La loyauté exige aussi de reconnaître que parmi les défenseurs de la cause palestinienne, les plus engagés en France, figurent de nombreuses personnalités de confession ou de culture juive. Une raison de plus, s’il en fallait une, de regarder ce conflit avec un esprit objectif loin des idées reçues.

Les musulmans de France doivent rester lucides face à cette complexité. Ils peuvent et doivent se joindre, en tant que citoyens, aux forces vives de notre pays éprises de paix et de justice pour défendre toutes les causes justes dont celle du peuple palestinien.

Des imams peuvent aborder le sujet sous des angles appropriés et non polémiques avec l’intention d’aider les fidèles à s’élever, au-dessus des conflits, de l’ignorance, des émotions, des confusions et de l’agitation ambiante.

Les imams n’ont pas vocation à user de leur noble fonction pour exacerber les tensions. Ce serait trahir leur noble mission et le but du message qu’ils doivent porter et transmettre.  Il leur appartient au contraire d’appeler sans cesse à l’apaisement, à la modération, à la conciliation, au respect mutuel, à l’unité, et ce, avec la sagesse, la bonne exhortation et l’intelligence, comme le recommandent le Coran et les enseignements prophétiques.

Il leur appartient également d’élever des prières et invocations pour le peuple palestinien, afin qu’il puisse faire face à l’injustice qui le frappe et aux terribles souffrances qu’il endure. Car, il est naturel que chacun puisse se sentir davantage concerné par la souffrance de ceux qui partagent sa foi et son histoire. Et à ce titre, il est naturel que les musulmans de France se sentent proches des musulmans du Proche-Orient. Il en va de même pour les juifs et les chrétiens de France vis à vis des juifs et des chrétiens du Proche-Orient.

Mais à partir du moment où des atrocités sont commises, ce sentiment naturel doit laisser place à des principes universels et transcendants : défendre la justice contre la barbarie d’où qu’elle vienne, les droits humains contre les crimes de guerre, le respect du droit international contre sa violation ; œuvrer pour la résolution pacifique des conflits et briser les cycles interminables de vengeance.

Dès lors, les citoyens qui veulent défendre pacifiquement cette cause sont libres de le faire dans le cadre que permet le droit de notre pays.
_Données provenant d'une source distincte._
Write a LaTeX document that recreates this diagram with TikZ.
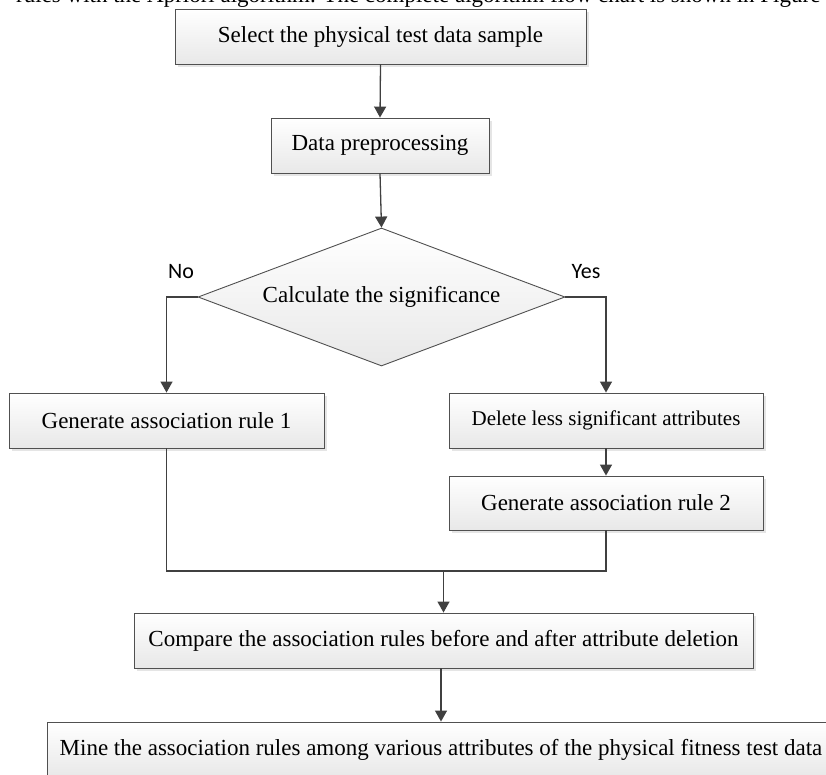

Ils doivent le faire toujours avec le souci de sauvegarder l’unité et la paix dans notre pays pour pouvoir la promouvoir ailleurs.

En plus de leur rôle principal de guide spirituel, les imams sont déjà submergés de missions diverses et variées : assistance sociale, médiation, accompagnement psychologique, etc. Leur demander en plus d’être chroniqueurs et des experts de la géopolitique serait trop eu égard à leur statut souvent mal défini et leurs moyens très limités. Les imams ne doivent en aucun cas être des boucs émissaires pour soulager nos consciences ou combler nos carences.

Paris, le 26 octobre 2023

Le Conseil Français du Culte Musulman (CFCM)

CFCM

Le Conseil français du culte musulman est une association française régie par la loi de 1901 qui a vocation à représenter le culte musulman en France auprès des instances étatiques pour les questions relatives à la pratique religieuse.